Precovers, localizations, and stable homotopy (Q953478)

A category \(\mathcal E\) is Frobenius if it is an exact category, the classes of injective and projective objects coincide, and for all \(X\) there is a deflation (an analogue of epic) \(P(X)\to X\) and an inflation (an analogue of monic) \(X\to I(X)\), and both \(P(X)\) and \(I(X)\) are in the category of pro/injective objects. The author calls \(P(X)\) a projective cover of \(X\) and \(I(X)\) an injective hull of \(X\). For a triangulated category \(\mathcal T\) of \(\mathcal E\), the author constructs a homotopy approximation of a resolution in \(\mathcal T\) and objects \(L_i\in\mathcal T\).

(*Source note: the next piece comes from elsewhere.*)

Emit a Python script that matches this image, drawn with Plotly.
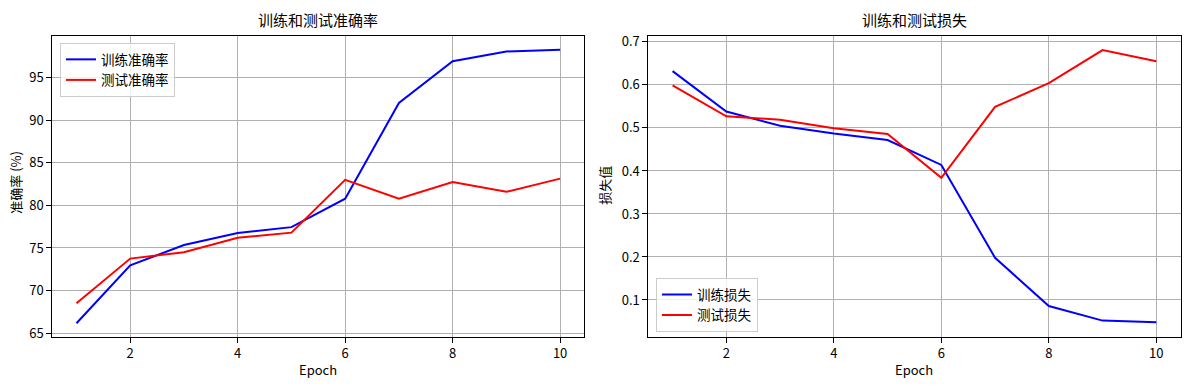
import plotly.graph_objects as go

epochs = [1, 2, 3, 4, 5, 6, 7, 8, 9, 10]
train_acc = [66.15, 72.95, 75.35, 76.75, 77.45, 80.8, 92.05, 96.95, 98.1, 98.3]
test_acc = [68.5, 73.75, 74.5, 76.2, 76.8, 83.0, 80.8, 82.75, 81.6, 83.15]
train_loss = [0.632, 0.538, 0.505, 0.487, 0.472, 0.414, 0.198, 0.086, 0.052, 0.048]
test_loss = [0.599, 0.527, 0.519, 0.499, 0.486, 0.384, 0.549, 0.604, 0.681, 0.655]

W, H = 1189, 390
FONT = "Noto Sans CJK SC, sans-serif"

fig = go.Figure()
fig.add_trace(go.Scatter(x=epochs, y=train_acc, mode="lines", name="训练准确率",
                         line=dict(color="blue", width=2), xaxis="x", yaxis="y", legend="legend"))
fig.add_trace(go.Scatter(x=epochs, y=test_acc, mode="lines", name="测试准确率",
                         line=dict(color="red", width=2), xaxis="x", yaxis="y", legend="legend"))
fig.add_trace(go.Scatter(x=epochs, y=train_loss, mode="lines", name="训练损失",
                         line=dict(color="blue", width=2), xaxis="x2", yaxis="y2", legend="legend2"))
fig.add_trace(go.Scatter(x=epochs, y=test_loss, mode="lines", name="测试损失",
                         line=dict(color="red", width=2), xaxis="x2", yaxis="y2", legend="legend2"))

ytop = 1 - 32.5 / H
ybot = 1 - 340.7 / H
L1, R1 = 52.3, 584.3
L2, R2 = 648.4, 1180.5

axis_common = dict(showline=True, mirror=True, linecolor="black", linewidth=1,
                   showgrid=True, gridcolor="#b0b0b0", gridwidth=1, zeroline=False,
                   ticks="outside", ticklen=5, tickcolor="black",
                   tickfont=dict(family=FONT, size=13, color="black"))

fig.update_layout(
    width=W, height=H,
    margin=dict(l=0, r=0, t=0, b=0),
    paper_bgcolor="white", plot_bgcolor="white",
    font=dict(family=FONT, size=13, color="black"),
    xaxis=dict(domain=[L1 / W, R1 / W], range=[0.55, 10.45], tickvals=[2, 4, 6, 8, 10],
               anchor="y", **axis_common),
    yaxis=dict(domain=[ybot, ytop], range=[64.55, 99.95], tickvals=[65, 70, 75, 80, 85, 90, 95],
               anchor="x", **axis_common),
    xaxis2=dict(domain=[L2 / W, R2 / W], range=[0.55, 10.45], tickvals=[2, 4, 6, 8, 10],
                anchor="y2", **axis_common),
    yaxis2=dict(domain=[ybot, ytop], range=[0.0143, 0.7143],
                tickvals=[0.1, 0.2, 0.3, 0.4, 0.5, 0.6, 0.7], tickformat=".1f",
                anchor="x2", **axis_common),
    legend=dict(x=60 / W, y=1 - 40 / H, xanchor="left", yanchor="top",
                bgcolor="rgba(255,255,255,0.8)", bordercolor="#cccccc", borderwidth=1,
                font=dict(family=FONT, size=13.5), tracegroupgap=0, itemwidth=30),
    legend2=dict(x=656 / W, y=1 - 336 / H, xanchor="left", yanchor="bottom",
                 bgcolor="rgba(255,255,255,0.8)", bordercolor="#cccccc", borderwidth=1,
                 font=dict(family=FONT, size=13.5), tracegroupgap=0, itemwidth=30),
    showlegend=True,
)

annos = [
    dict(text="训练和测试准确率", x=(L1 + R1) / 2 / W, y=1 - 16 / H, size=15, angle=0),
    dict(text="训练和测试损失", x=(L2 + R2) / 2 / W, y=1 - 16 / H, size=15, angle=0),
    dict(text="Epoch", x=(L1 + R1) / 2 / W, y=1 - 374 / H, size=13, angle=0),
    dict(text="Epoch", x=(L2 + R2) / 2 / W, y=1 - 374 / H, size=13, angle=0),
    dict(text="准确率 (%)", x=16 / W, y=1 - 183 / H, size=13, angle=-90),
    dict(text="损失值", x=605 / W, y=1 - 186 / H, size=13, angle=-90),
]
for a in annos:
    fig.add_annotation(text=a["text"], x=a["x"], y=a["y"], xref="paper", yref="paper",
                       xanchor="center", yanchor="middle", showarrow=False, textangle=a["angle"],
                       font=dict(family=FONT, size=a["size"], color="black"))

fig.write_html("out.html", config={"displayModeBar": False},
               post_script="document.body.style.margin='0';")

Given a class of objects \(\mathcal R\) in \(\mathcal E\) which is a precovering class in \(\mathcal E\), is closed under shifts in \(\mathcal T\) and such that, for every \(R\in\mathcal R\), the injective hull \(I(R)\in\mathcal R\); let \(X\) be an object in \(\mathcal E\) with finite \(\mathcal R\)-dimension, the main result then states that there is an isomorphism of the morphism sets: \(\mathcal T(R, L_0)\cong \mathcal T(R,X)\), for every \(R\in\mathcal R\). Furthermore, if it is assumed that every object in \(\mathcal T\) has finite \(\mathcal R\)-dimension and if \(\mathcal S\) denotes the smallest full localizing subcategory of \(\mathcal T\) that contains \(\mathcal R\), then the inclusion functor \(i:\mathcal S\to \mathcal T\) has a right adjoint \(i'\). The original motivation for this construction came from modular representation theory and the author gives some examples that illustrate uses of these localization theorems.